Tadhg Beirne: Peter O'Mahony and Jack Crowley can fill Johnny Sexton void
 
 BEIRNE BABY BEIRNE: Tadhg Beirne poses for a portrait after an Ireland Rugby media conference at The Campus in Quinta da Lago, Portugal. Photo by Brendan Moran/Sportsfile
Tadhg Beirne is as eager as any Ireland supporter to see how life moves on after Johnny Sexton but he backs both Peter O’Mahony and Jack Crowley to fill the voids his retirement has left as both a captain and fly-half.
The 2023 Grand Slam winners begin life without their talisman of a decade in Marseille on Friday night when Ireland’s Guinness Six Nations campaign gets underway with a potentially titanic clash with France at Stade Velodrome.
Andy Farrell named O’Mahony as Sexton’s successor as captain when the head coach unveiled his 34-man squad a fortnight ago and will this afternoon reveal who will take the green number 10 jersey the 38-year-old vacated after Ireland’s World Cup ended in Paris last October.

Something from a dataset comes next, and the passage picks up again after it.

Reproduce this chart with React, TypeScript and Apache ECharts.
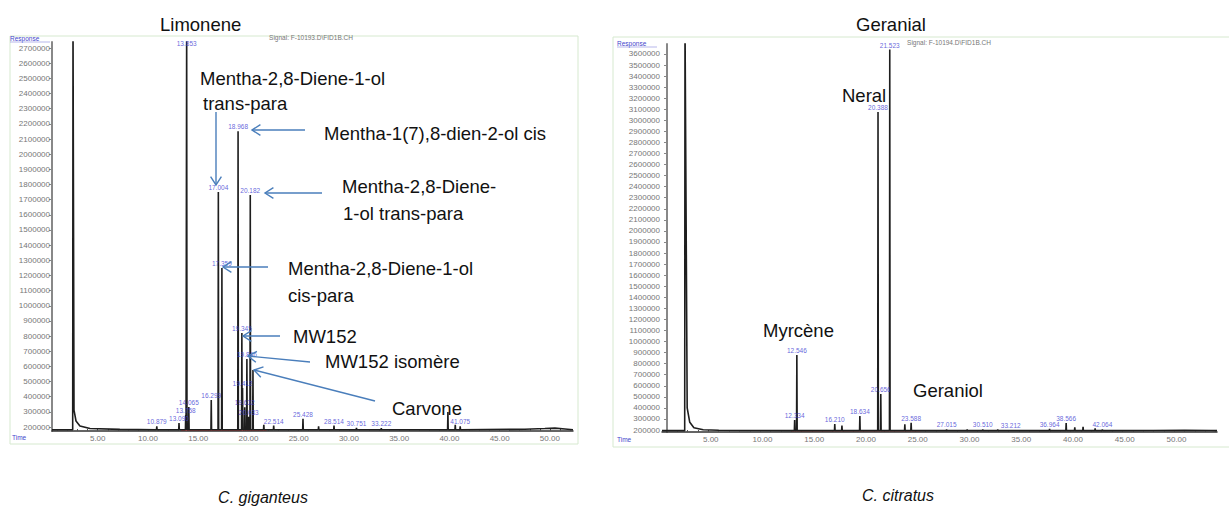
import { useEffect, useRef } from "react";
import * as echarts from "echarts";

type P = [number, number];

// ---------------- C. giganteus (left chromatogram) ----------------
const gigBaseline = 182000;
const gigPeakTimes = [2.54, 10.879, 13.09, 13.758, 13.853, 14.065, 16.299, 17.004, 17.359, 18.968, 19.345, 19.412, 19.632, 19.846, 20.033, 20.182, 20.45, 21.53, 22.514, 25.428, 26.982, 28.514, 30.751, 33.222, 39.85, 40.583, 41.075];
const gigPeakHeights = [2900000, 205000, 226000, 279000, 2900000, 332000, 378000, 1750000, 1250000, 2152000, 820000, 457000, 330000, 649000, 268000, 1730000, 576000, 215000, 210000, 255000, 205000, 210000, 195000, 192000, 300000, 215000, 205000];
const gigPeakLabels = ["", "10.879", "13.090", "13.758", "13.853", "14.065", "16.299", "17.004", "17.359", "18.968", "19.345", "19.412", "19.632", "19.846", "20.033", "20.182", "", "", "22.514", "25.428", "", "28.514", "30.751", "33.222", "", "", "41.075"];
const gigSolventTail: P[] = [[2.64, 312000], [2.84, 240000], [3.23, 207000], [4.23, 190000], [7.2, 185000]];
const gigDrift: P[] = [[47.5, 186000], [49.5, 190000], [50.5, 193000], [51.5, 187000]];
const gigYTicks = [200000, 300000, 400000, 500000, 600000, 700000, 800000, 900000, 1000000, 1100000, 1200000, 1300000, 1400000, 1500000, 1600000, 1700000, 1800000, 1900000, 2000000, 2100000, 2200000, 2300000, 2400000, 2500000, 2600000, 2700000];

// ---------------- C. citratus (right chromatogram) ----------------
const citBaseline = 194000;
const citPeakTimes = [1.74, 12.334, 12.546, 16.21, 16.902, 18.634, 20.388, 20.656, 21.523, 22.98, 23.588, 27.015, 29.003, 30.51, 31.956, 33.212, 36.964, 38.566, 39.4, 40.2, 41.364, 42.064];
const citPeakHeights = [3900000, 291000, 878000, 255000, 240000, 327000, 3076000, 526000, 3640000, 252000, 265000, 205000, 205000, 205000, 205000, 200000, 210000, 262000, 225000, 230000, 215000, 205000];
const citPeakLabels = ["", "12.334", "12.546", "16.210", "", "18.634", "20.388", "20.656", "21.523", "", "23.588", "27.015", "", "30.510", "", "33.212", "36.964", "38.566", "", "", "", "42.064"];
const citSolventTail: P[] = [[1.95, 400000], [2.2, 270000], [2.6, 220000], [3.5, 203000], [5.0, 198000]];
const citDrift: P[] = [[47.0, 196000], [50.0, 198000], [52.5, 196000]];
const citYTicks = [200000, 300000, 400000, 500000, 600000, 700000, 800000, 900000, 1000000, 1100000, 1200000, 1300000, 1400000, 1500000, 1600000, 1700000, 1800000, 1900000, 2000000, 2100000, 2200000, 2300000, 2400000, 2500000, 2600000, 2700000, 2800000, 2900000, 3000000, 3100000, 3200000, 3300000, 3400000, 3500000, 3600000];

const timeLabels = [5, 10, 15, 20, 25, 30, 35, 40, 45, 50];

const FONT = '"Liberation Sans", Arial, sans-serif';
const ARROW = "#4a7ebb";

function buildTrace(base: number, xmin: number, xmax: number, times: number[], heights: number[], tail: P[], drift: P[]): P[] {
  const pts: P[] = [[xmin, base], [xmax, base]];
  times.forEach((t, i) => {
    pts.push([t - 0.03, base], [t, heights[i]]);
    if (i !== 0) pts.push([t + 0.03, base]);
  });
  tail.forEach((p) => pts.push(p));
  drift.forEach((p) => pts.push(p));
  pts.sort((a, b) => a[0] - b[0]);
  return pts;
}

function labelData(times: number[], heights: number[], labels: string[], base: number, clampTop: number) {
  const out: any[] = [];
  times.forEach((t, i) => {
    if (!labels[i]) return;
    out.push({ name: labels[i], value: [t, Math.max(base, Math.min(heights[i], clampTop))] });
  });
  return out;
}

function arrow(x1: number, y1: number, x2: number, y2: number): any[] {
  const ang = Math.atan2(y2 - y1, x2 - x1);
  const L = 10;
  const a = Math.PI / 5.5;
  const p1 = [x2 - L * Math.cos(ang - a), y2 - L * Math.sin(ang - a)];
  const p2 = [x2 - L * Math.cos(ang + a), y2 - L * Math.sin(ang + a)];
  const style = { stroke: ARROW, lineWidth: 1.4, fill: null };
  return [
    { type: "line", z: 100, shape: { x1, y1, x2, y2 }, style },
    { type: "polyline", z: 100, shape: { points: [p1, [x2, y2], p2] }, style },
  ];
}

function txt(text: string, x: number, y: number, size = 18.5, extra: any = {}): any {
  return {
    type: "text",
    z: 100,
    x,
    y,
    style: {
      text,
      fontSize: size,
      fontFamily: FONT,
      fill: "#111",
      align: "left",
      verticalAlign: "middle",
      ...extra,
    },
  };
}

function xAxisCfg(gridIndex: number, min: number, max: number, labelPad: number): any {
  const minutes: number[] = [];
  for (let m = Math.ceil(min); m <= Math.floor(max); m++) minutes.push(m);
  return {
    type: "value",
    gridIndex,
    min,
    max,
    axisLine: { show: true, onZero: false, lineStyle: { color: "#333", width: 1.5 } },
    axisTick: { show: true, customValues: minutes, length: 2, inside: true, lineStyle: { color: "#555" } },
    axisLabel: {
      customValues: timeLabels,
      formatter: (v: number) => v.toFixed(2),
      fontSize: 8,
      color: "#777",
      fontFamily: FONT,
      margin: 3,
      padding: [0, labelPad, 0, 0],
    },
    splitLine: { show: false },
  };
}

function yAxisCfg(gridIndex: number, min: number, max: number, ticks: number[]): any {
  return {
    type: "value",
    gridIndex,
    min,
    max,
    axisLine: { show: true, lineStyle: { color: "#888", width: 2 } },
    axisTick: { show: true, customValues: ticks, length: 3, lineStyle: { color: "#888" } },
    axisLabel: { customValues: ticks, fontSize: 8, color: "#777", fontFamily: FONT, margin: 2, formatter: (v: number) => String(v) },
    splitLine: { show: false },
  };
}

export default function App() {
  const ref = useRef<HTMLDivElement>(null);

  useEffect(() => {
    if (!ref.current) return;
    const chart = echarts.init(ref.current, null, { renderer: "svg" });

    const gigX: P = [0.45, 52.3];
    const gigY: P = [174000, 2740000];
    const citX: P = [-0.483, 53.14];
    const citY: P = [182000, 3690000];

    const labelStyle = {
      show: true,
      position: "top",
      distance: 1,
      formatter: "{b}",
      fontSize: 6.5,
      color: "#3c3cd2",
      fontFamily: FONT,
    };

    const graphic: any[] = [
      // frames
      { type: "rect", z: 0, shape: { x: 10, y: 36, width: 568, height: 408 }, style: { stroke: "#d6e9cf", fill: null, lineWidth: 1 } },
      { type: "rect", z: 0, shape: { x: 613, y: 37, width: 630, height: 410 }, style: { stroke: "#d6e9cf", fill: null, lineWidth: 1 } },
      // instrument texts
      txt("Response", 10, 38, 6.5, { fill: "#4444cc" }),
      { type: "line", z: 100, shape: { x1: 10, y1: 42, x2: 50, y2: 42 }, style: { stroke: "#8888dd", lineWidth: 0.6 } },
      txt("Response", 617, 43, 6.5, { fill: "#4444cc" }),
      { type: "line", z: 100, shape: { x1: 617, y1: 47, x2: 657, y2: 47 }, style: { stroke: "#8888dd", lineWidth: 0.6 } },
      txt("Time", 12, 437, 6.5, { fill: "#4444cc" }),
      txt("Time", 617, 439, 6.5, { fill: "#4444cc" }),
      txt("Signal: F-10193.D\\FID1B.CH", 311, 37, 6.5, { fill: "#777", align: "center" }),
      txt("Signal: F-10194.D\\FID1B.CH", 949, 42, 6.5, { fill: "#777", align: "center" }),
      // left annotations
      txt("Limonene", 160, 24),
      txt("Mentha-2,8-Diene-1-ol", 200, 78.5),
      txt("trans-para", 203, 103.5),
      txt("Mentha-1(7),8-dien-2-ol cis", 324, 133.5),
      txt("Mentha-2,8-Diene-", 342, 186.5),
      txt("1-ol trans-para", 343, 213.5),
      txt("Mentha-2,8-Diene-1-ol", 288, 268.5),
      txt("cis-para", 288, 295.5),
      txt("MW152", 293, 336.5),
      txt("MW152 isomère", 325, 361.5),
      txt("Carvone", 392, 408.5),
      ...arrow(216, 112, 216, 185),
      ...arrow(305, 130, 252, 130),
      ...arrow(322, 193, 265, 193),
      ...arrow(268, 267, 223, 267),
      ...arrow(280, 336, 243, 336),
      ...arrow(310, 362, 248, 356),
      ...arrow(375, 401, 254, 370),
      // right annotations
      txt("Geranial", 856, 24),
      txt("Neral", 842, 95.5),
      txt("Myrcène", 763, 330.5),
      txt("Geraniol", 913, 390.5),
      // captions
      txt("C. giganteus", 263, 497, 16, { align: "center", fontStyle: "italic", fontFamily: '"Liberation Sans Narrow", "Liberation Sans", Arial, sans-serif' }),
      txt("C. citratus", 898, 495, 16, { align: "center", fontStyle: "italic", fontFamily: '"Liberation Sans Narrow", "Liberation Sans", Arial, sans-serif' }),
    ];

    chart.setOption({
      animation: false,
      backgroundColor: "#ffffff",
      grid: [
        { left: 52, top: 42, width: 521, height: 389 },
        { left: 662, top: 44, width: 555, height: 388 },
      ],
      xAxis: [xAxisCfg(0, gigX[0], gigX[1], 0), xAxisCfg(1, citX[0], citX[1], 16)],
      yAxis: [yAxisCfg(0, gigY[0], gigY[1], gigYTicks), yAxisCfg(1, citY[0], citY[1], citYTicks)],
      series: [
        {
          type: "line",
          xAxisIndex: 0,
          yAxisIndex: 0,
          data: [[13.3, gigBaseline], [21.8, gigBaseline]],
          showSymbol: false,
          lineStyle: { color: "#d42a2a", width: 1.2 },
          z: 2,
        },
        {
          type: "line",
          xAxisIndex: 0,
          yAxisIndex: 0,
          data: buildTrace(gigBaseline, gigX[0], gigX[1], gigPeakTimes, gigPeakHeights, gigSolventTail, gigDrift),
          showSymbol: false,
          clip: true,
          lineStyle: { color: "#1e1e1e", width: 1.6 },
          z: 3,
        },
        {
          type: "scatter",
          xAxisIndex: 0,
          yAxisIndex: 0,
          symbolSize: 0,
          data: labelData(gigPeakTimes, gigPeakHeights, gigPeakLabels, gigBaseline, 2700000),
          label: labelStyle,
          z: 4,
        },
        {
          type: "line",
          xAxisIndex: 1,
          yAxisIndex: 1,
          data: [[12.0, citBaseline], [24.5, citBaseline]],
          showSymbol: false,
          lineStyle: { color: "#d42a2a", width: 1.2 },
          z: 2,
        },
        {
          type: "line",
          xAxisIndex: 1,
          yAxisIndex: 1,
          data: buildTrace(citBaseline, citX[0], citX[1], citPeakTimes, citPeakHeights, citSolventTail, citDrift),
          showSymbol: false,
          clip: true,
          lineStyle: { color: "#1e1e1e", width: 1.6 },
          z: 3,
        },
        {
          type: "scatter",
          xAxisIndex: 1,
          yAxisIndex: 1,
          symbolSize: 0,
          data: labelData(citPeakTimes, citPeakHeights, citPeakLabels, citBaseline, 3640000),
          label: labelStyle,
          z: 4,
        },
      ],
      graphic,
    });

    return () => chart.dispose();
  }, []);

  return (
    <div
      ref={ref}
      style={{ position: "fixed", left: 0, top: 0, width: 1229, height: 512, background: "#fff" }}
    />
  );
}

Crowley, 24, is favourite for the role having provided back-up for Sexton off the bench throughout the World Cup campaign and with fellow tournament squad-mate Ross Byrne injured, the Munster playmaker has been exposed to more Test rugby with nine caps than fellow 10s Harry Byrne and Ciaran Frawley.
Beirne knows both O’Mahony and Crowley well, of course, as a fellow Munster player and speaking from Ireland’s training camp on Portugal’s Algarve, ahead of this afternoon’s flight from Faro to Marseille, he spoke of his anticipation to see them step into the big shoes vacated by Sexton.
“He’s a massive character to lose within the group,” Beirne said of Sexton, “but we’ve incredible players excited to fill those shoes and step up and make their own mark, not just on the field but around the place as well.
“We’ve lost a few characters from the World Cup so you can see lads filling those voids straight away and the group is in great form. So we’re not too worried about it, we have to move on from it.
“He’ll still go down as a legend in Irish rugby for everything he’s done but we’re into a new Six Nations without him so we’re looking forward to see what the lads can do.”
Beirne has been impressed by Crowley’s drive to improve and has seen at close hand the fly-half’s diligence and hunger for knowledge.
“We speak about Johnny and he was learning so much from him last year. You could see him asking him so many questions, trying to figure out how Johnny did things. He does his own things his way as well and works incredibly hard.
“You see him at the video all the time, see him staying behind in Munster till all hours, doing video work and stuff so he has a real hunger to become the best player he can possibly be and hopefully we’re going to see that from him if he’s playing over the next couple of weeks.”
As for forward packmate O’Mahony, from whom Beirne has sought guidance at Munster as one of the province’s interim skippers following the Test centurion’s decision to step down after a decade as club captain, the lock/flanker agreed that the phrase “natural born leader” applied perfectly to the Corkman.
“Yeah, 100 per cent. I think it was one thing before I even came to Munster, Pete was always on of those characters, as is he is to a lot of people who see from the outside in and you presume he’d be a good leader. But it’s not until you’re in a room with him when he starts speaking or he feels the need to speak that you listen to every word he says.
“You’re certainly ready to go out into battle, right behind him, when he goes out onto the field so natural born leader would certainly be a way I’d put it for sure.”
Beirne does not expect O’Mahony’s captaincy style to change from his leadership contributions alongside Sexton in Ireland camp in recent years.
“It’s just a natural kind of thing. He’s always been a leader within here so not much changes other than he has the captaincy role in terms of the ‘C’ beside his name on the team sheet.
"He still does exactly what he’s doing. Johnny did a few things in terms of he’d like to approach a games in terms of meetings and stuff. Whether Pete wants to do those things, that’s up to him but I don’t think much will change in terms of him speaking or him leading because he’s always done it in here and always been an incredible leader with Ireland and within Munster.
"So I don’t think much will change from that perspective.”